The session invited principals from eight SM pilot schools already engaged in trauma-informed training, along with eight Quality Assurance Managers (QAMs) from CEBM.

It first highlighted that schools and teachers are already doing substantial work to support students, often under enormous pressure and stress. The session also marked a deeper level of intentional collaboration between CEBM and SM.

By linking Quality Assurance systems with a research and data-driven implementation approach, the initiative moves beyond isolated efforts toward a more coordinated, systems-level model.

The training focused on creating more trauma-resilient schools. While there is broad understanding of how trauma affects learning and behaviour, the session emphasised that awareness alone is not enough.
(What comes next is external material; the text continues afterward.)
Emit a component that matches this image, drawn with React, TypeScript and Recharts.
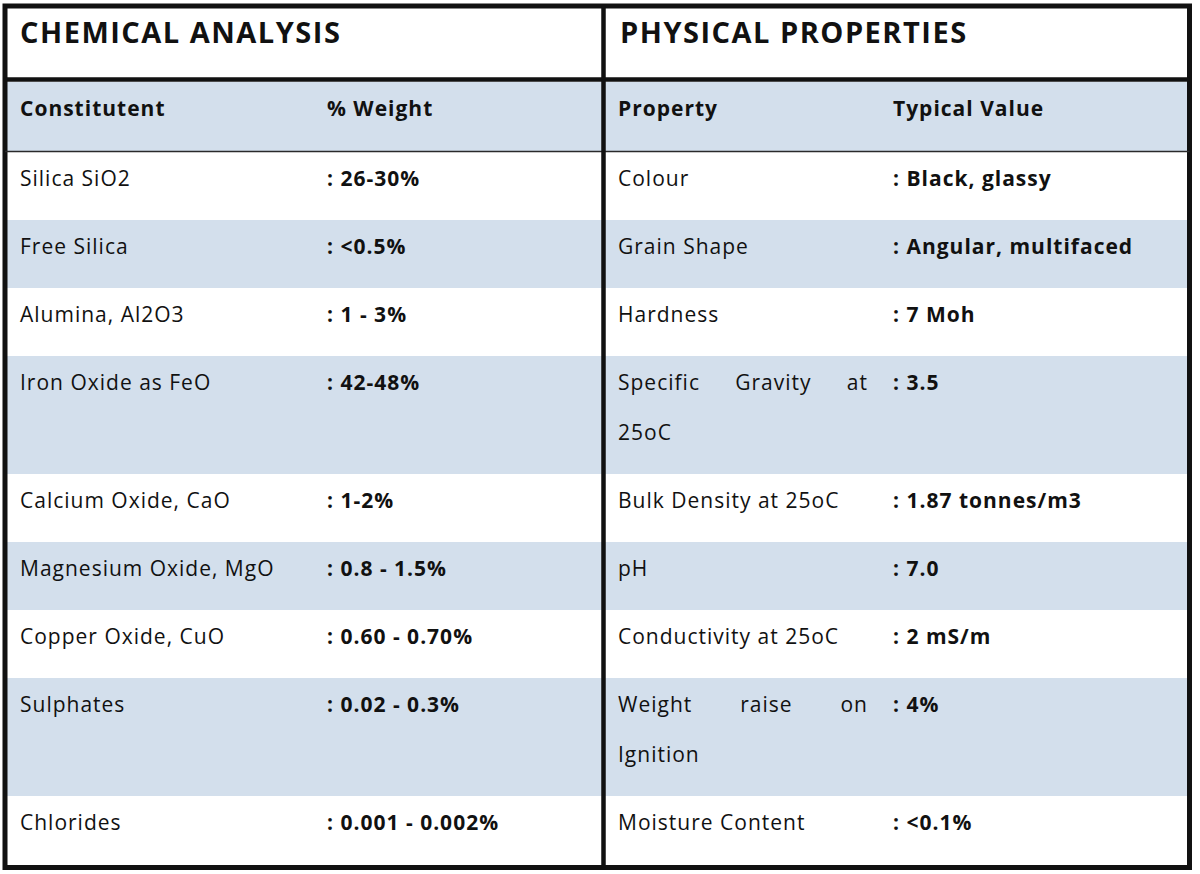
import {
  ComposedChart,
  XAxis,
  YAxis,
  Scatter,
  ReferenceArea,
  ReferenceLine,
} from "recharts"

const titles = ["CHEMICAL ANALYSIS", "PHYSICAL PROPERTIES"]

const headers = ["Constitutent", "% Weight", "Property", "Typical Value"]

const constituents = [
  "Silica SiO2",
  "Free Silica",
  "Alumina, Al2O3",
  "Iron Oxide as FeO",
  "Calcium Oxide, CaO",
  "Magnesium Oxide, MgO",
  "Copper Oxide, CuO",
  "Sulphates",
  "Chlorides",
]

const weights = [
  ": 26-30%",
  ": <0.5%",
  ": 1 - 3%",
  ": 42-48%",
  ": 1-2%",
  ": 0.8 - 1.5%",
  ": 0.60 - 0.70%",
  ": 0.02 - 0.3%",
  ": 0.001 - 0.002%",
]

// "\n" marks where the cell wraps in the original
const properties = [
  "Colour",
  "Grain Shape",
  "Hardness",
  "Specific Gravity at\n25oC",
  "Bulk Density at 25oC",
  "pH",
  "Conductivity at 25oC",
  "Weight raise on\nIgnition",
  "Moisture Content",
]

const typicalValues = [
  ": Black, glassy",
  ": Angular, multifaced",
  ": 7 Moh",
  ": 3.5",
  ": 1.87 tonnes/m3",
  ": 7.0",
  ": 2 mS/m",
  ": 4%",
  ": <0.1%",
]

const W = 1200
const H = 874
const FONT = "'Open Sans', sans-serif"
const INK = "#111111"
const BAND = "#d3dfec"

const BODY_SIZE = 21
const BODY_SPACING = 1
const TITLE_SIZE = 29
const TITLE_SPACING = 1.5

// table geometry (chart units = px, axes span the whole svg)
const LEFT = 5
const RIGHT = 1189.5
const TOP = 6
const BOTTOM = 867.5
const MID = 603.5
const TITLE_LINE = 79.5
const HEADER_TOP = 82
const HEADER_BOTTOM = 151
const BODY_TOP = 152
const ROW_H = 68
const LINE_STEP = 50
const BASE_OFF = 34
const COL_X = [20, 327, 618, 893]
const TITLE_X = [20, 620]
const RIGHT_TEXT_END = 868

interface Cell {
  x: number
  y: number
  text: string
  anchor?: "start" | "end"
}

let ctx: CanvasRenderingContext2D | null = null
function measure(text: string, font: string) {
  if (!ctx) ctx = document.createElement("canvas").getContext("2d")
  if (!ctx) return text.length * 11
  ctx.font = font
  return ctx.measureText(text).width + text.length * BODY_SPACING
}

// justified line: words spread across the cell, last word flush right
function justify(line: string, x0: number, x1: number, y: number): Cell[] {
  const font = `400 ${BODY_SIZE}px ${FONT}`
  const words = line.split(" ")
  const widths = words.map((w) => measure(w, font))
  const total = widths.reduce((a, b) => a + b, 0)
  const gap = (x1 - x0 - total) / Math.max(words.length - 1, 1)
  let x = x0
  return words.map((w, k) => {
    const cell: Cell =
      k === words.length - 1 && k > 0
        ? { x: x1, y, text: w, anchor: "end" }
        : { x, y, text: w }
    x += widths[k] + gap
    return cell
  })
}

let cursor = BODY_TOP
const rows = constituents.map((name, i) => {
  const propLines = properties[i].split("\n")
  const h = ROW_H + LINE_STEP * (propLines.length - 1)
  const row = {
    name,
    weight: weights[i],
    propLines,
    value: typicalValues[i],
    top: cursor,
    bottom: cursor + h,
    banded: i % 2 === 1,
  }
  cursor += h
  return row
})

const titleCells: Cell[] = titles.map((t, i) => ({
  x: TITLE_X[i],
  y: 43,
  text: t,
}))

const headerCells: Cell[] = headers.map((t, i) => ({
  x: COL_X[i],
  y: HEADER_TOP + BASE_OFF,
  text: t,
}))

const labelCells: Cell[] = rows.flatMap((r) => {
  const base = r.top + BASE_OFF
  const out: Cell[] = [{ x: COL_X[0], y: base, text: r.name }]
  r.propLines.forEach((line, k) => {
    const y = base + k * LINE_STEP
    if (k < r.propLines.length - 1) {
      out.push(...justify(line, COL_X[2], RIGHT_TEXT_END, y))
    } else {
      out.push({ x: COL_X[2], y, text: line })
    }
  })
  return out
})

const valueCells: Cell[] = rows.flatMap((r) => [
  { x: COL_X[1], y: r.top + BASE_OFF, text: r.weight },
  { x: COL_X[3], y: r.top + BASE_OFF, text: r.value },
])

const textShape =
  (size: number, weight: number, spacing: number) => (props: any) => {
    const { cx, cy, payload } = props
    return (
      <text
        x={cx}
        y={cy}
        fontSize={size}
        fontWeight={weight}
        fontFamily={FONT}
        letterSpacing={spacing}
        fill={INK}
        textAnchor={payload.anchor ?? "start"}
      >
        {payload.text}
      </text>
    )
  }

export default function App() {
  return (
    <div style={{ position: "absolute", left: 0, top: 0, width: W, height: H, background: "#fff" }}>
      <ComposedChart
        width={W}
        height={H}
        margin={{ top: 0, right: 0, bottom: 0, left: 0 }}
      >
        <XAxis type="number" dataKey="x" domain={[0, W]} hide />
        <YAxis type="number" dataKey="y" domain={[0, H]} reversed hide />

        <ReferenceArea
          x1={LEFT}
          x2={RIGHT}
          y1={HEADER_TOP}
          y2={HEADER_BOTTOM}
          fill={BAND}
          fillOpacity={1}
          stroke="none"
        />
        {rows
          .filter((r) => r.banded)
          .map((r) => (
            <ReferenceArea
              key={r.name}
              x1={LEFT}
              x2={RIGHT}
              y1={r.top}
              y2={r.bottom}
              fill={BAND}
              fillOpacity={1}
              stroke="none"
            />
          ))}

        <ReferenceLine
          segment={[{ x: LEFT, y: HEADER_BOTTOM + 0.5 }, { x: RIGHT, y: HEADER_BOTTOM + 0.5 }]}
          stroke="#2a2a2a"
          strokeWidth={1.5}
        />
        <ReferenceLine
          segment={[{ x: LEFT, y: TITLE_LINE }, { x: RIGHT, y: TITLE_LINE }]}
          stroke={INK}
          strokeWidth={4.5}
        />
        <ReferenceLine
          segment={[{ x: MID, y: TOP }, { x: MID, y: BOTTOM }]}
          stroke={INK}
          strokeWidth={4.5}
        />
        <ReferenceArea
          x1={LEFT}
          x2={RIGHT}
          y1={TOP}
          y2={BOTTOM}
          fill="none"
          stroke={INK}
          strokeWidth={5}
        />

        <Scatter
          data={titleCells}
          shape={textShape(TITLE_SIZE, 700, TITLE_SPACING)}
          isAnimationActive={false}
        />
        <Scatter
          data={headerCells}
          shape={textShape(BODY_SIZE, 700, BODY_SPACING)}
          isAnimationActive={false}
        />
        <Scatter
          data={labelCells}
          shape={textShape(BODY_SIZE, 400, BODY_SPACING)}
          isAnimationActive={false}
        />
        <Scatter
          data={valueCells}
          shape={textShape(BODY_SIZE, 700, BODY_SPACING)}
          isAnimationActive={false}
        />
      </ComposedChart>
    </div>
  )
}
Improvement depends on an alignment across leadership, school culture, policies, and everyday practices. Trauma-informed education was therefore framed as a whole-system/school approach rather than just an additional initiative.
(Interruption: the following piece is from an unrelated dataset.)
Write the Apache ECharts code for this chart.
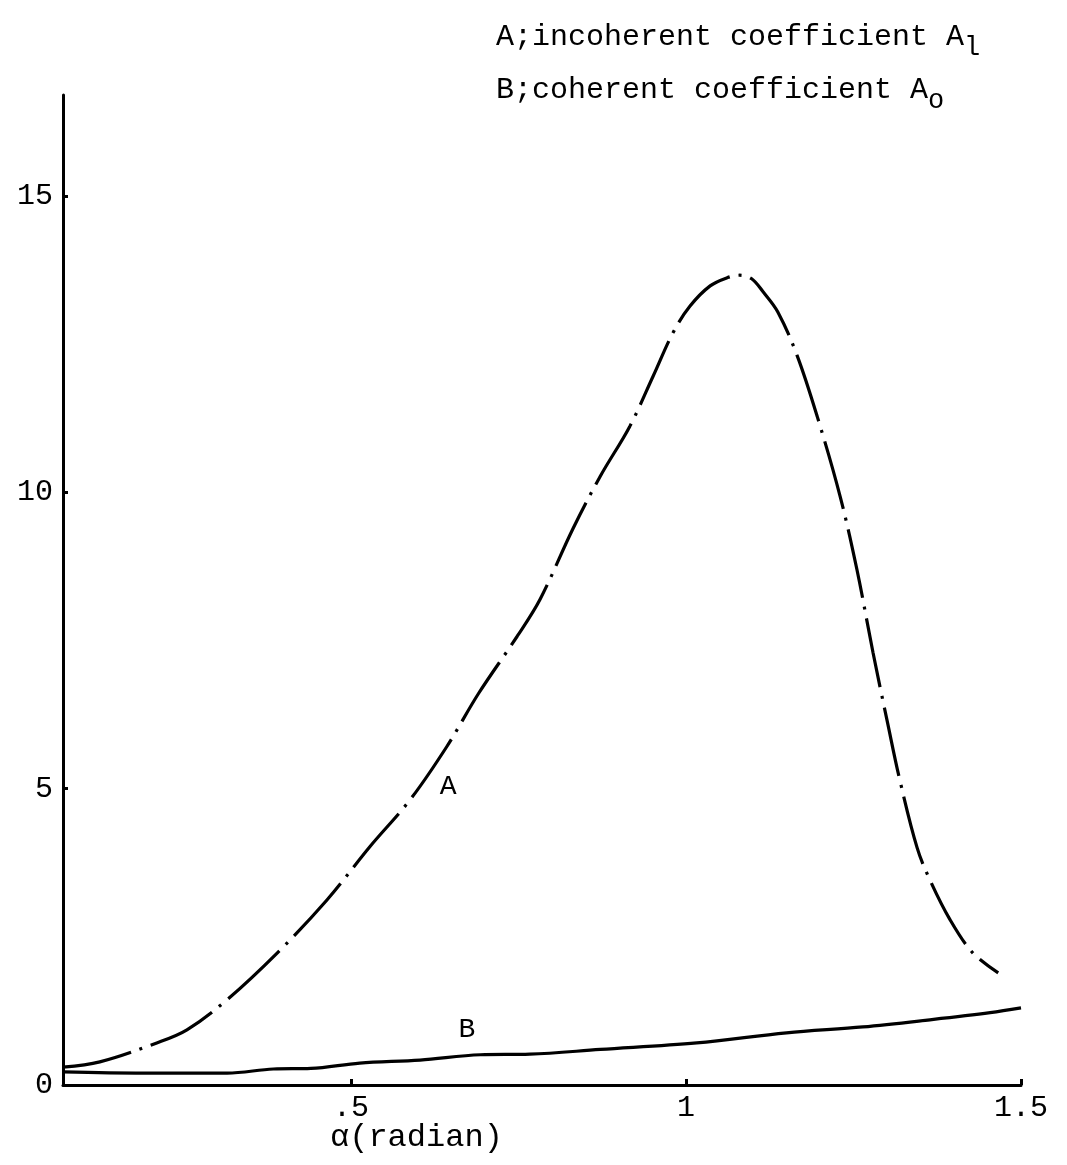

Leadership was examined as a relational responsibility. This includes building trust, maintaining consistency, modelling emotional regulation, and compassionate resilient practices and accountability, particularly important in high-stress school environments. The session also addressed resistance to change. Participants considered how uncertainty and perceived loss can affect staff responses. Resistance was framed as a normal part of implementation, requiring clear communication, predictable structures, and ongoing support. Implementation of scientific frameworks were introduced to guide the process from being trauma-aware to trauma-resilient. Emphasis was placed on a phased implementation, realistic pacing, and focusing on a small number of high-impact actions to avoid staff fatigue.

Data collection, analysis and use were vital components. Participants explored how institutional perception, and implementation data can inform decisions and track progress within a Continuous Quality Improvement feedback loop or approach. The session reinforced that this work is not about adding to teachers’ workload, but about strengthening how existing work is carried out, through systems that prioritise building safety, trust, and relationships.

Overall, the collaboration between CEBM and SM represents a new, more structured and aligned approach to school health, well-being and improvement, grounded in data and implementation practices that are  responsive to the realities faced by educators today.